▸ **WHAT IS REQUIRED**
Nothing after the line with "52.0, 52.2, 54.0, 54.5, 55.2, 56.0, 56.3, 58.0, 58.1, 60.0];" belongs in the copy; extract the lines below from the top through that line, pictures left out.

——————

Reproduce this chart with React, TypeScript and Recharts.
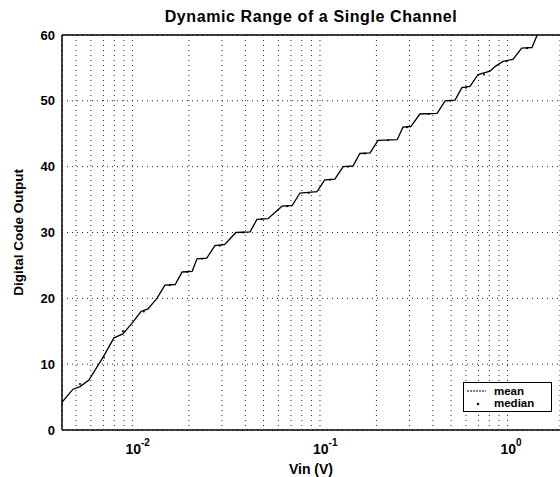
import React from 'react';
import { ComposedChart, Line, XAxis, YAxis, CartesianGrid, ReferenceLine } from 'recharts';

const FONT = '"Liberation Sans", Arial, Helvetica, sans-serif';

// Mean digital code output vs input voltage (V)
const meanVin = [0.00421, 0.00482, 0.00525, 0.00586, 0.00705, 0.00797, 0.00889, 0.00993, 0.0111, 0.0121, 0.0135,
  0.0149, 0.0169, 0.0184, 0.0208, 0.0221, 0.0249, 0.0275, 0.0311, 0.0356, 0.0424, 0.0461, 0.0528, 0.0627, 0.071,
  0.0782, 0.0964, 0.106, 0.12, 0.133, 0.15, 0.163, 0.185, 0.204, 0.258, 0.277, 0.305, 0.341, 0.421, 0.465, 0.525,
  0.571, 0.631, 0.697, 0.807, 0.857, 0.946, 1.07, 1.19, 1.35, 1.44];
const meanCode = [4.2, 6.2, 6.6, 7.6, 11.3, 14.0, 14.6, 16.2, 18.0, 18.4, 20.0,
  22.0, 22.1, 24.0, 24.1, 26.0, 26.1, 28.0, 28.2, 30.0, 30.1, 32.0, 32.1, 34.0, 34.1,
  36.0, 36.2, 38.0, 38.1, 40.0, 40.1, 42.0, 42.1, 44.0, 44.1, 46.0, 46.1, 48.0, 48.1, 50.0, 50.1,
  52.0, 52.2, 54.0, 54.5, 55.2, 56.0, 56.3, 58.0, 58.1, 60.0];

// Median digital code output
const medianVin = [0.00421, 0.00525, 0.00705, 0.00889, 0.0115, 0.0158, 0.0196, 0.0235, 0.0292, 0.039, 0.049,
  0.0668, 0.087, 0.113, 0.141, 0.174, 0.23, 0.291, 0.38, 0.495, 0.6, 0.75, 0.99, 1.27];
const medianCode = [4, 7, 11, 15, 18, 22, 24, 26, 28, 30, 32, 34, 36, 38, 40, 42, 44, 46, 48, 50, 52, 54, 56, 58];

const xTicks = [0.005, 0.006, 0.007, 0.008, 0.009, 0.01, 0.02, 0.03, 0.04, 0.05, 0.06, 0.07, 0.08, 0.09,
  0.1, 0.2, 0.3, 0.4, 0.5, 0.6, 0.7, 0.8, 0.9, 1];
const xLabelTicks = [0.01, 0.1, 1];
const xDomain = [0.00421, 1.905];
const yTicks = [0, 10, 20, 30, 40, 50, 60];
const yDomain = [0, 60];

const meanData = meanVin.map((v, i) => ({ vin: v, code: meanCode[i] }));
const medianData = medianVin.map((v, i) => ({ vin: v, code: medianCode[i] }));

const W = 560;
const H = 477;

function XTick(props: any) {
  const { x, y, payload } = props;
  const v = payload.value;
  if (!xLabelTicks.includes(v)) return null;
  const exp = Math.round(Math.log10(v));
  return (
    <text x={x - 7} y={y + 24} fontSize={14} fontWeight="bold" fontFamily={FONT} fill="#000" textAnchor="start">
      <tspan>10</tspan>
      <tspan dy={-8} fontSize={10}>{String(exp)}</tspan>
    </text>
  );
}

export default function App() {
  return (
    <div style={{ position: 'absolute', left: 0, top: 0, width: W, height: H, background: '#fff', fontFamily: FONT, overflow: 'hidden' }}>
      <div style={{ position: 'absolute', left: 62, width: 498, top: 8, lineHeight: '18px', textAlign: 'center', fontSize: 16, letterSpacing: 0.6, fontWeight: 'bold', color: '#000' }}>
        Dynamic Range of a Single Channel
      </div>
      <ComposedChart width={W} height={H} margin={{ top: 35, right: 0, bottom: 0, left: 0 }}>
        <CartesianGrid stroke="#222" strokeWidth={1} strokeDasharray="1 4" />
        <XAxis
          type="number"
          dataKey="vin"
          scale="log"
          domain={xDomain}
          allowDataOverflow
          ticks={xTicks}
          interval={0}
          tick={<XTick />}
          tickLine={false}
          tickSize={0}
          tickMargin={0}
          height={47}
          axisLine={{ stroke: '#000', strokeWidth: 1.5 }}
          label={{ value: 'Vin (V)', position: 'insideBottom', offset: 3, fill: '#000', fontSize: 14, fontWeight: 'bold', fontFamily: FONT }}
        />
        <YAxis
          type="number"
          domain={yDomain}
          ticks={yTicks}
          interval={0}
          width={62}
          tickLine={false}
          tickSize={0}
          tickMargin={7}
          axisLine={{ stroke: '#000', strokeWidth: 1.5 }}
          tick={{ fill: '#000', fontSize: 13, fontWeight: 'bold', fontFamily: FONT }}
          label={{ value: 'Digital Code Output', angle: -90, position: 'insideLeft', offset: 18, fill: '#000', fontSize: 13.5, fontWeight: 'bold', fontFamily: FONT, style: { textAnchor: 'middle' } }}
        />
        <ReferenceLine y={60} stroke="#000" strokeWidth={1.5} />
        <Line data={meanData} dataKey="code" type="linear" stroke="#000" strokeWidth={1.3} dot={false} isAnimationActive={false} name="mean" />
        <Line data={medianData} dataKey="code" type="linear" stroke="none" dot={{ r: 1, fill: '#000', stroke: 'none' }} isAnimationActive={false} name="median" />
      </ComposedChart>
      <div style={{ position: 'absolute', left: 463, top: 382, width: 89, height: 30, border: '1px solid #000', background: '#fff', boxSizing: 'border-box', fontSize: 11.5, fontWeight: 'bold', color: '#000', lineHeight: '12px', paddingTop: 2 }}>
        <div style={{ display: 'flex', alignItems: 'center' }}>
          <svg width={30} height={12}><line x1={3} y1={6} x2={22} y2={6} stroke="#000" strokeWidth={1} strokeDasharray="2 1" /></svg>
          <span>mean</span>
        </div>
        <div style={{ display: 'flex', alignItems: 'center' }}>
          <svg width={30} height={12}><circle cx={14} cy={7} r={1.2} fill="#000" /></svg>
          <span>median</span>
        </div>
      </div>
    </div>
  );
}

——————

▸ **COMPLETE RESPONSE**
Reproduce this chart with React, TypeScript and Recharts.
import React from 'react';
import { ComposedChart, Line, XAxis, YAxis, CartesianGrid, ReferenceLine } from 'recharts';

const FONT = '"Liberation Sans", Arial, Helvetica, sans-serif';

// Mean digital code output vs input voltage (V)
const meanVin = [0.00421, 0.00482, 0.00525, 0.00586, 0.00705, 0.00797, 0.00889, 0.00993, 0.0111, 0.0121, 0.0135,
  0.0149, 0.0169, 0.0184, 0.0208, 0.0221, 0.0249, 0.0275, 0.0311, 0.0356, 0.0424, 0.0461, 0.0528, 0.0627, 0.071,
  0.0782, 0.0964, 0.106, 0.12, 0.133, 0.15, 0.163, 0.185, 0.204, 0.258, 0.277, 0.305, 0.341, 0.421, 0.465, 0.525,
  0.571, 0.631, 0.697, 0.807, 0.857, 0.946, 1.07, 1.19, 1.35, 1.44];
const meanCode = [4.2, 6.2, 6.6, 7.6, 11.3, 14.0, 14.6, 16.2, 18.0, 18.4, 20.0,
  22.0, 22.1, 24.0, 24.1, 26.0, 26.1, 28.0, 28.2, 30.0, 30.1, 32.0, 32.1, 34.0, 34.1,
  36.0, 36.2, 38.0, 38.1, 40.0, 40.1, 42.0, 42.1, 44.0, 44.1, 46.0, 46.1, 48.0, 48.1, 50.0, 50.1,
  52.0, 52.2, 54.0, 54.5, 55.2, 56.0, 56.3, 58.0, 58.1, 60.0];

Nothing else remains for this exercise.